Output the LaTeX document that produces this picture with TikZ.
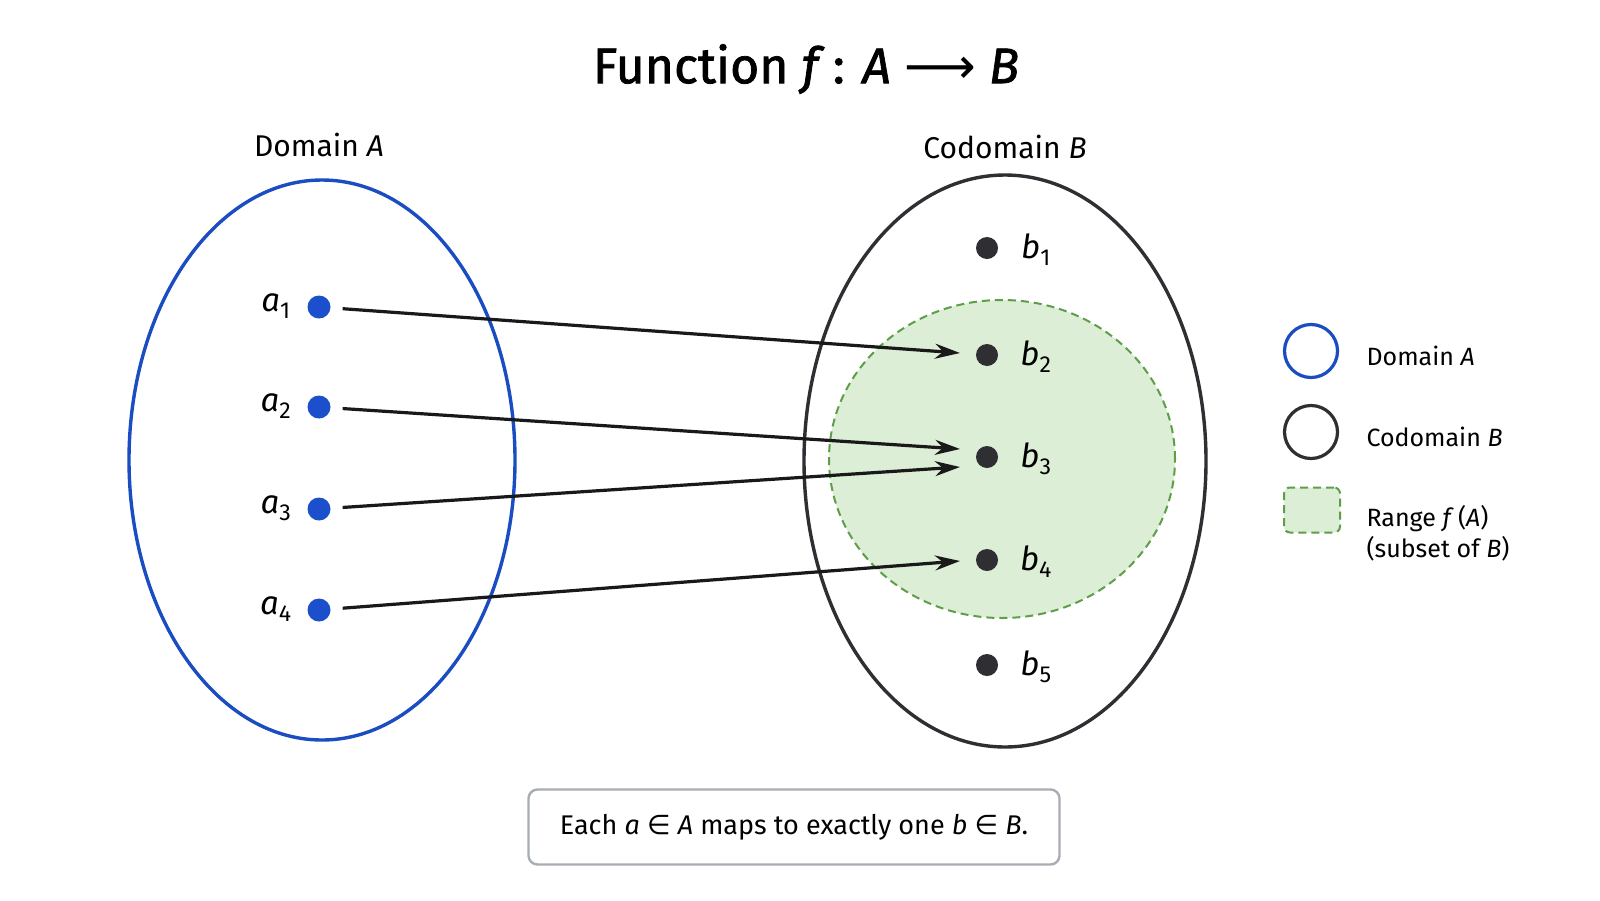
\documentclass[tikz,border=0pt]{standalone}
\usepackage{fontspec}
\setmainfont{Fira Sans}
\newfontfamily\symfont{DejaVu Sans}
\newfontfamily\titlefont[FakeBold=1.5]{Fira Sans}
\usetikzlibrary{shapes.geometric,arrows.meta}
\definecolor{domblue}{HTML}{1A4CC2}
\definecolor{dotblue}{HTML}{1B4FCC}
\definecolor{codark}{HTML}{2E2E33}
\definecolor{rgfill}{HTML}{DDEED6}
\definecolor{rgline}{HTML}{5E9E48}
\definecolor{boxline}{HTML}{A8ADB5}
\newcommand{\elem}{{\symfont\char"2208}}
\begin{document}
\begin{tikzpicture}[x=1pt,y=-1pt,
  setA/.style={ellipse,draw=domblue,line width=3.4pt,inner sep=0pt},
  setB/.style={ellipse,draw=codark,line width=3.4pt,inner sep=0pt},
  rangeset/.style={ellipse,fill=rgfill,draw=rgline,line width=2pt,dash pattern=on 8pt off 5pt,inner sep=0pt},
  adot/.style={circle,fill=dotblue,minimum size=23pt,inner sep=0pt},
  bdot/.style={circle,fill=codark,minimum size=22pt,inner sep=0pt},
  lab/.style={font=\fontsize{33}{36}\selectfont},
  setlab/.style={font=\fontsize{30}{34}\selectfont},
  leg/.style={font=\fontsize{25}{31}\selectfont,anchor=west,align=left},
  maparrow/.style={draw=black!90,line width=3.2pt,-{Stealth[length=25pt,width=15pt]},shorten <=12pt}
]
\useasboundingbox[fill=white] (0,0) rectangle (1600,900);
% title
\node[font=\titlefont\fontsize{50}{56}\selectfont] (title) at (806,69)
  {Function \textit{f}\,: \textit{A} {\symfont\char"27F6} \textit{B}};
% sets
\node[rangeset,minimum width=346pt,minimum height=318pt] (R) at (1002,459) {};
\node[setA,minimum width=386pt,minimum height=560pt] (A) at (322,460) {};
\node[setB,minimum width=402pt,minimum height=572pt] (B) at (1005,461) {};
\node[setlab] (Alab) at (319,145) {Domain \textit{A}};
\node[setlab] (Blab) at (1005,147) {Codomain \textit{B}};
% domain points
\foreach \i/\y in {1/307,2/407,3/509,4/610}{
  \node[adot] (a\i) at (319,\y) {};
  \node[lab] (al\i) at (276,\y-1) {\textit{a}\textsubscript{\i}};
}
% codomain points
\foreach \i/\y in {1/248,2/355,3/457,4/560,5/665}{
  \node[bdot] (b\i) at (987,\y) {};
  \node[lab] (bl\i) at (1036,\y+2) {\textit{b}\textsubscript{\i}};
}
% arrow targets
\coordinate (t2) at (960,353);
\coordinate (t3u) at (960,449);
\coordinate (t3d) at (960,467);
\coordinate (t4) at (960,561);
\draw[maparrow] (a1) -- (t2);
\draw[maparrow] (a2) -- (t3u);
\draw[maparrow] (a3) -- (t3d);
\draw[maparrow] (a4) -- (t4);
% legend
\node[circle,draw=domblue,line width=3.2pt,minimum size=53pt,inner sep=0pt] (lgA) at (1311,351) {};
\node[circle,draw=codark,line width=3.2pt,minimum size=53pt,inner sep=0pt] (lgB) at (1311,432) {};
\node[rectangle,rounded corners=6pt,fill=rgfill,draw=rgline,line width=2pt,dash pattern=on 8pt off 5pt,minimum width=56pt,minimum height=45pt,inner sep=0pt] (lgR) at (1312,510) {};
\node[leg] (lgAt) at (1363,356) {Domain \textit{A}};
\node[leg] (lgBt) at (1363,437) {Codomain \textit{B}};
\node[leg] (lgRt) at (1363,533) {Range \textit{f}\,(\textit{A})\\(subset of \textit{B})};
% note box
\node[draw=boxline,line width=2.4pt,rounded corners=9pt,minimum width=531pt,minimum height=75pt,font=\fontsize{27}{32}\selectfont] (note) at (794,827)
  {Each \textit{a} \elem{} \textit{A} maps to exactly one \textit{b} \elem{} \textit{B}.};
\end{tikzpicture}
\end{document}
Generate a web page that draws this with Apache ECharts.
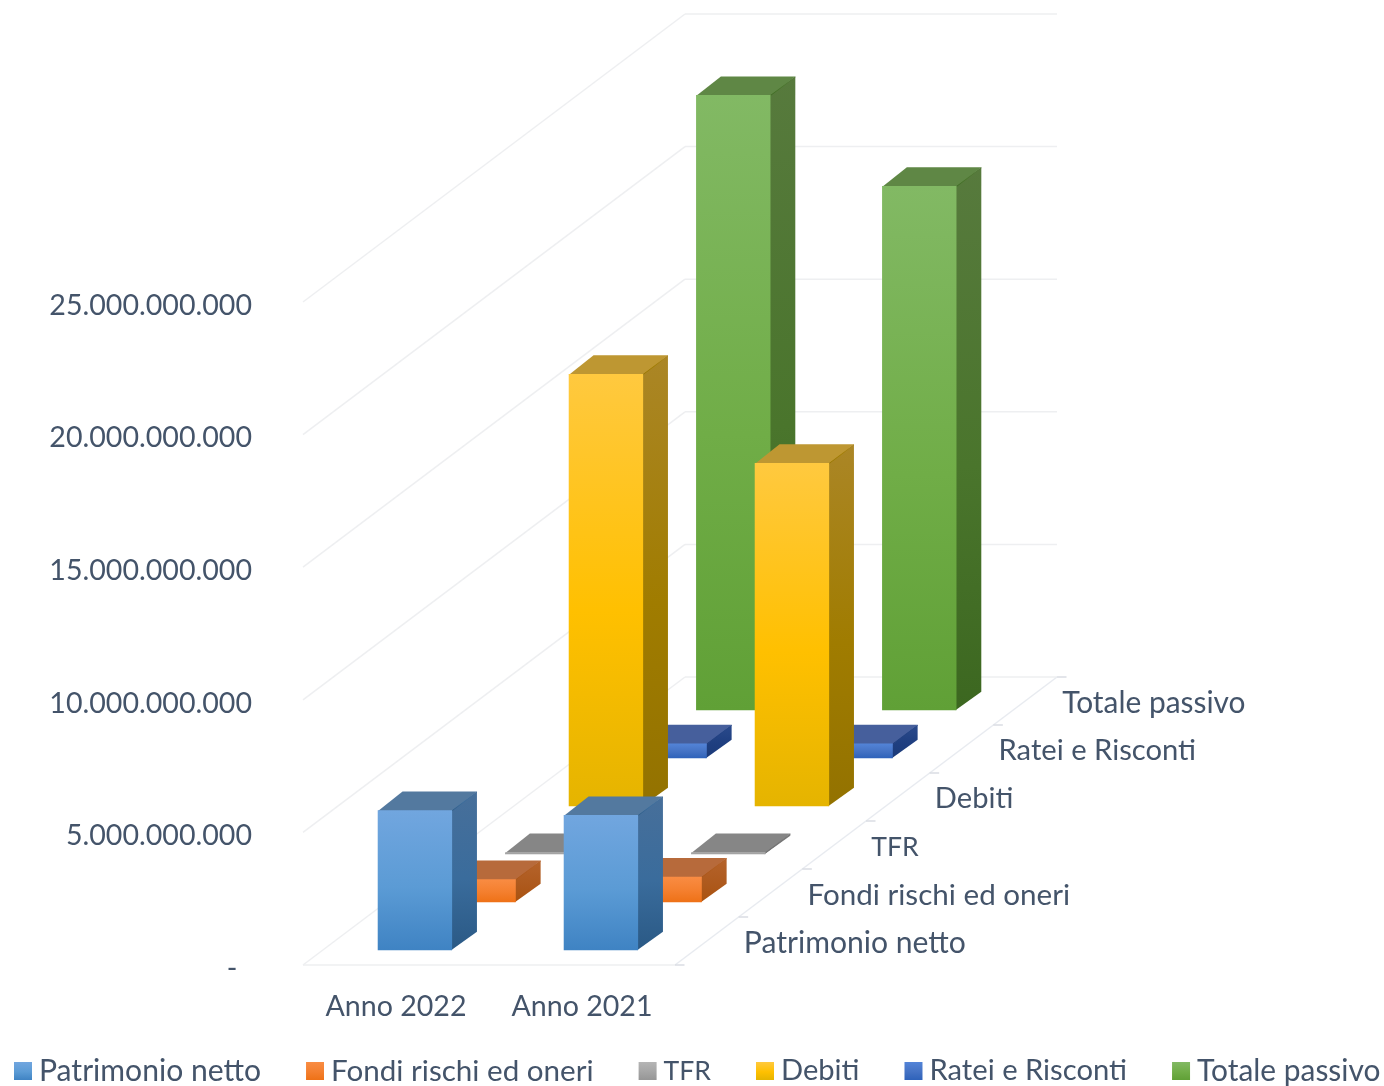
<!DOCTYPE html>
<html>
<head>
<meta charset="utf-8">
<style>html,body{margin:0;padding:0;background:#fff}#c{width:1384px;height:1086px}</style>
<script src="https://cdn.jsdelivr.net/npm/echarts@6/dist/echarts.min.js"></script>
</head>
<body>
<div id="c"></div>
<script>
const years = ['Anno 2022', 'Anno 2021'];
const names = ['Patrimonio netto', 'Fondi rischi ed oneri', 'TFR', 'Debiti', 'Ratei e Risconti', 'Totale passivo'];
const patrimonio = [5.28e9, 5.10e9];
const fondi = [0.87e9, 0.97e9];
const tfr = [0.08e9, 0.08e9];
const debiti = [16.3e9, 12.95e9];
const ratei = [0.56e9, 0.56e9];
const totale = [23.2e9, 19.77e9];
const valueTicks = [0, 5e9, 10e9, 15e9, 20e9, 25e9];

const seriesValues = [patrimonio, fondi, tfr, debiti, ratei, totale];

const grad = (a, b, c) => ({ type: 'linear', x: 0, y: 0, x2: 0, y2: 1,
  colorStops: [{ offset: 0, color: a }, { offset: 0.55, color: b }, { offset: 1, color: c }] });

const palette = [
  { front: grad('#71A6DF', '#5B9BD5', '#3F83C3'), side: grad('#476F9A', '#3A6C9C', '#2A5985'), top: '#53799F' },
  { front: grad('#F98C43', '#F47F2E', '#EE7116'), side: grad('#B5632B', '#AE5A1E', '#A9520F'), top: '#B76A3B' },
  { front: grad('#B5B5B5', '#A5A5A5', '#969696'), side: grad('#7C7C7C', '#747474', '#6C6C6C'), top: '#868686' },
  { front: grad('#FFC93F', '#FFC000', '#E5B400'), side: grad('#AB8626', '#A07C00', '#937200'), top: '#BE9732' },
  { front: grad('#5384D8', '#4472C4', '#2E62BA'), side: grad('#2A4A8C', '#1F3F80', '#1B3A78'), top: '#465F9C' },
  { front: grad('#82B964', '#70AD47', '#60A036'), side: grad('#577A3D', '#4A752C', '#3C6720'), top: '#5F8745' }
];

// Oblique projection of the depth axis, in pixels per depth step
const DX = 63.67, DY = 48;
const BAR_W = 0.4, BAR_D = 0.39;
const GRID = '#EEEFF1';
const TEXT = '#44546A';
const FONT = 'Lato';
const NUM_SIZE = 28.6;
// Lato stands in for the original font; per-word sizes keep each word's printed width
const wordSizes = [30.1, 29.6, 26.6, 29.1, 29.2, 29.9];

function line(p, q, color, w) {
  return { type: 'line', shape: { x1: p[0], y1: p[1], x2: q[0], y2: q[1] },
    style: { stroke: color || GRID, lineWidth: w || 1.5 }, silent: true };
}
function poly(points, fill) {
  return { type: 'polygon', shape: { points }, style: { fill, stroke: null }, silent: true };
}

function renderWall(params, api) {
  const v = api.value(1);
  const band = api.size([1, 0])[0];
  const a = api.coord([0, v]);
  const L = [a[0] - band / 2, a[1]];
  const B = [L[0] + DX * 6, L[1] - DY * 6];
  const R = [B[0] + band * 2, B[1]];
  return { type: 'group', children: [line(L, B), line(B, R)] };
}

function renderFloor(params, api) {
  const band = api.size([1, 0])[0];
  const a = api.coord([1, 0]);
  const l = api.coord([0, 0]);
  const fl = [l[0] - band / 2, l[1]];
  const fr = [a[0] + band / 2, a[1]];
  const kids = [line(fl, fr), line(fr, [fr[0] + DX * 6, fr[1] - DY * 6], '#E8EBF0')];
  for (let i = 0; i <= 6; i++) {
    const p = [fr[0] + DX * i, fr[1] - DY * i];
    kids.push(line(p, [p[0] + 9.5, p[1]], '#DADDE3', 1.5));
  }
  return { type: 'group', children: kids };
}

function renderDepthLabel(params, api) {
  const i = api.value(0);
  const band = api.size([1, 0])[0];
  const a = api.coord([1, 0]);
  const x = a[0] + band / 2 + DX * (i + 0.5) + 37;
  const y = a[1] - DY * (i + 0.5) + 2;
  return { type: 'text', silent: true, style: { x, y, text: names[i], fill: TEXT,
    font: wordSizes[i] + 'px ' + FONT, textAlign: 'left', textVerticalAlign: 'middle' } };
}

function makeBar(depth) {
  return function (params, api) {
    const cat = api.value(0), v = api.value(1);
    const band = api.size([1, 0])[0];
    const w = band * BAR_W;
    const d0 = depth + (1 - BAR_D) / 2;
    const base = api.coord([cat, 0]);
    const head = api.coord([cat, v]);
    const xl = base[0] - w / 2 + DX * d0 - 0.5;
    const xr = xl + w;
    const yb = base[1] - DY * d0;
    const yt = head[1] - DY * d0;
    const ox = DX * BAR_D, oy = DY * BAR_D;
    const c = palette[depth];
    // side and top run slightly under the front face so no seam shows through
    return { type: 'group', children: [
      poly([[xr - 1, yt], [xr + ox, yt - oy], [xr + ox, yb - oy], [xr - 1, yb]], c.side),
      poly([[xl, yt + 1], [xr, yt + 1], [xr + ox, yt - oy], [xl + ox, yt - oy]], c.top),
      poly([[xr, yt], [xr + ox, yt - oy], [xr + ox, yt - oy + 1], [xr, yt + 1]], c.side),
      poly([[xl, yt], [xr, yt], [xr, yb], [xl, yb]], c.front)
    ] };
  };
}

const series = [
  { type: 'custom', name: '_wall', z: 1, renderItem: renderWall, silent: true,
    encode: { x: 0, y: 1 }, data: valueTicks.map(v => [0, v]) },
  { type: 'custom', name: '_floor', z: 1, renderItem: renderFloor, silent: true,
    encode: { x: 0, y: 1 }, data: [[0, 0]] },
  { type: 'custom', name: '_depth', z: 30, renderItem: renderDepthLabel, silent: true,
    coordinateSystem: 'cartesian2d', encode: { y: 1 }, data: names.map((n, i) => [i, 0]) }
];

names.forEach((name, d) => {
  series.push({
    type: 'custom', name, z: 20 - d,
    renderItem: makeBar(d),
    itemStyle: { color: palette[d].front },
    encode: { x: 0, y: 1 },
    data: seriesValues[d].map((v, i) => [i, v])
  });
});

const chart = echarts.init(document.getElementById('c'), null, { renderer: 'canvas' });
chart.setOption({
  animation: false,
  backgroundColor: '#fff',
  tooltip: { show: false },
  grid: { left: 303, right: 709, top: 302, bottom: 121, containLabel: false },
  legend: {
    data: names.map((name, i) => ({ name, icon: 'rect', textStyle: { fontSize: wordSizes[i] } })),
    left: 14, top: 1056, width: 1370, padding: 0, itemWidth: 18, itemHeight: 18, itemGap: 45,
    selectedMode: false,
    textStyle: { color: TEXT, fontFamily: FONT, fontSize: 29.8, padding: [0, 0, 0, 2] }
  },
  xAxis: {
    type: 'category', data: years,
    axisLine: { show: false }, axisTick: { show: false }, splitLine: { show: false },
    axisLabel: { color: TEXT, fontFamily: FONT, fontSize: NUM_SIZE, margin: 27 }
  },
  yAxis: {
    type: 'value', min: 0, max: 25e9, interval: 5e9,
    axisLine: { show: false }, axisTick: { show: false }, splitLine: { show: false },
    axisLabel: {
      color: TEXT, fontFamily: FONT, fontSize: NUM_SIZE, margin: 51,
      formatter: v => '{v|' + (v === 0 ? '-  ' : String(v).replace(/\B(?=(\d{3})+(?!\d))/g, '.')) + '}',
      rich: { v: { color: TEXT, fontFamily: FONT, fontSize: NUM_SIZE, padding: [7, 0, 0, 0] } }
    }
  },
  series
});
</script>
</body>
</html>
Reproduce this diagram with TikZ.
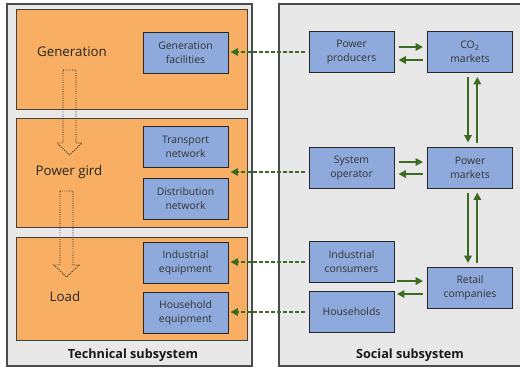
\documentclass[tikz,border=0pt]{standalone}
\usepackage{fontspec}
\setmainfont{Open Sans}
\usetikzlibrary{arrows.meta}
\definecolor{panelgray}{HTML}{E8E8E8}
\definecolor{techorange}{HTML}{F8AF63}
\definecolor{boxblue}{HTML}{8EA9DB}
\definecolor{linkgreen}{HTML}{3A6B21}
\tikzset{
  panel/.style={draw=black!70, fill=panelgray, line width=0.8pt},
  layer/.style={draw=black!75, fill=techorange, line width=0.75pt, minimum width=173.25pt, inner sep=0pt},
  unit/.style={draw=black!85, fill=boxblue, line width=0.75pt, minimum width=63.75pt, minimum height=30.75pt,
    align=center, font=\fontsize{7.8}{10.5}\selectfont, text=black!80, inner sep=1pt},
  flow/.style={linkgreen, line width=1.35pt, -{Triangle[length=5.5pt,width=5.5pt]}, shorten <=3pt, shorten >=3pt},
  couple/.style={linkgreen, line width=1.2pt, dash pattern=on 3pt off 1.5pt, -{Triangle[length=5.5pt,width=5.5pt]},
    shorten <=3pt, shorten >=1.5pt},
  hollow/.style={draw=black!85, densely dotted, line width=0.7pt},
  title/.style={font=\fontsize{10}{12}\selectfont, text=black!85},
  caption/.style={font=\fontsize{9.5}{12}\selectfont\bfseries, text=black!90}
}
\begin{document}
\begin{tikzpicture}[x=0.75pt, y=-0.75pt]
  \useasboundingbox (0,0) rectangle (520,368);
  % subsystems
  \begin{scope}
    \clip (0,0) rectangle (520,368);
    \draw[panel] (7,4) rectangle (252,366);
    \draw[panel] (279,4) rectangle (530,366);
  \end{scope}
  % technical layers
  \node[layer, minimum height=75pt] (gen) at (131.5,59) {};
  \node[layer, minimum height=81.75pt] (grid) at (131.5,172.5) {};
  \node[layer, minimum height=77.25pt] (load) at (131.5,288.5) {};
  \node[title] (genlbl) at (72,52) {Generation};
  \node[title] (gridlbl) at (69,172) {Power gird};
  \node[title] (loadlbl) at (65,296) {Load};
  \draw[hollow] (63,70) -- (76,70) -- (76,143) -- (82,143) -- (69.5,155) -- (57,143) -- (63,143) -- cycle;
  \draw[hollow] (60,191) -- (73,191) -- (73,265) -- (79,265) -- (66.5,277) -- (54,265) -- (60,265) -- cycle;
  % technical units
  \node[unit] (genfac) at (185.5,52.5) {Generation\\facilities};
  \node[unit] (trans) at (185.5,147) {Transport\\network};
  \node[unit] (dist) at (185.5,198.5) {Distribution\\network};
  \node[unit] (indeq) at (185.5,262.5) {Industrial\\equipment};
  \node[unit] (houseq) at (185.5,312.5) {Household\\equipment};
  \coordinate (gridin) at (185.5,172);
  % social actors
  \node[unit] (prod) at (351.5,52) {Power\\producers};
  \node[unit] (co2) at (470,52) {CO\textsubscript{2}\\markets};
  \node[unit] (sysop) at (351.5,167.5) {System\\operator};
  \node[unit] (pmkt) at (470,167.5) {Power\\markets};
  \node[unit] (indcons) at (351.5,262) {Industrial\\consumers};
  \node[unit] (house) at (351.5,312) {Households};
  \node[unit] (retail) at (470,288) {Retail\\companies};
  \node[caption] (techcap) at (133,355) {Technical subsystem};
  \node[caption] (soccap) at (410,355) {Social subsystem};
  % market links
  \begin{scope}[flow]
    \draw ([yshift=3.75pt]prod.east) -- ([yshift=3.75pt]co2.west);
    \draw ([yshift=-6pt]co2.west) -- ([yshift=-6pt]prod.east);
    \draw ([yshift=4.1pt]sysop.east) -- ([yshift=4.1pt]pmkt.west);
    \draw ([yshift=-4.9pt]pmkt.west) -- ([yshift=-4.9pt]sysop.east);
    \draw ([xshift=-1.5pt]co2.south) -- ([xshift=-1.5pt]pmkt.north);
    \draw ([xshift=5.5pt]pmkt.north) -- ([xshift=5.5pt]co2.south);
    \draw ([xshift=-1.5pt]pmkt.south) -- ([xshift=-1.5pt]retail.north);
    \draw ([xshift=5.5pt]retail.north) -- ([xshift=5.5pt]pmkt.south);
    \draw ([xshift=-25.5pt,yshift=5.25pt]retail.west) -- ([yshift=5.25pt]retail.west);
    \draw ([yshift=-4.5pt]retail.west) -- ([xshift=-25.5pt,yshift=-4.5pt]retail.west);
  \end{scope}
  % couplings
  \begin{scope}[couple]
    \draw (prod.west) -- (prod.west -| genfac.east);
    \draw (gridin -| sysop.west) -- (gridin -| trans.east);
    \draw (indcons.west) -- (indcons.west -| indeq.east);
    \draw (house.west) -- (house.west -| houseq.east);
  \end{scope}
\end{tikzpicture}
\end{document}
────────
Include both the line containing "Generate a web" and the line containing "0, color: a" when you write out everything between them, exactly. Leave the pictures out.

Generate a web page that draws this with Apache ECharts.
<!DOCTYPE html>
<html>
<head>
<meta charset="utf-8">
<style>html,body{margin:0;padding:0;background:#fff}#c{width:1384px;height:1086px}</style>
<script src="https://cdn.jsdelivr.net/npm/echarts@6/dist/echarts.min.js"></script>
</head>
<body>
<div id="c"></div>
<script>
const years = ['Anno 2022', 'Anno 2021'];
const names = ['Patrimonio netto', 'Fondi rischi ed oneri', 'TFR', 'Debiti', 'Ratei e Risconti', 'Totale passivo'];
const patrimonio = [5.28e9, 5.10e9];
const fondi = [0.87e9, 0.97e9];
const tfr = [0.08e9, 0.08e9];
const debiti = [16.3e9, 12.95e9];
const ratei = [0.56e9, 0.56e9];
const totale = [23.2e9, 19.77e9];
const valueTicks = [0, 5e9, 10e9, 15e9, 20e9, 25e9];

const seriesValues = [patrimonio, fondi, tfr, debiti, ratei, totale];

const grad = (a, b, c) => ({ type: 'linear', x: 0, y: 0, x2: 0, y2: 1,
  colorStops: [{ offset: 0, color: a }, { offset: 0.55, color: b }, { offset: 1, color: c }] });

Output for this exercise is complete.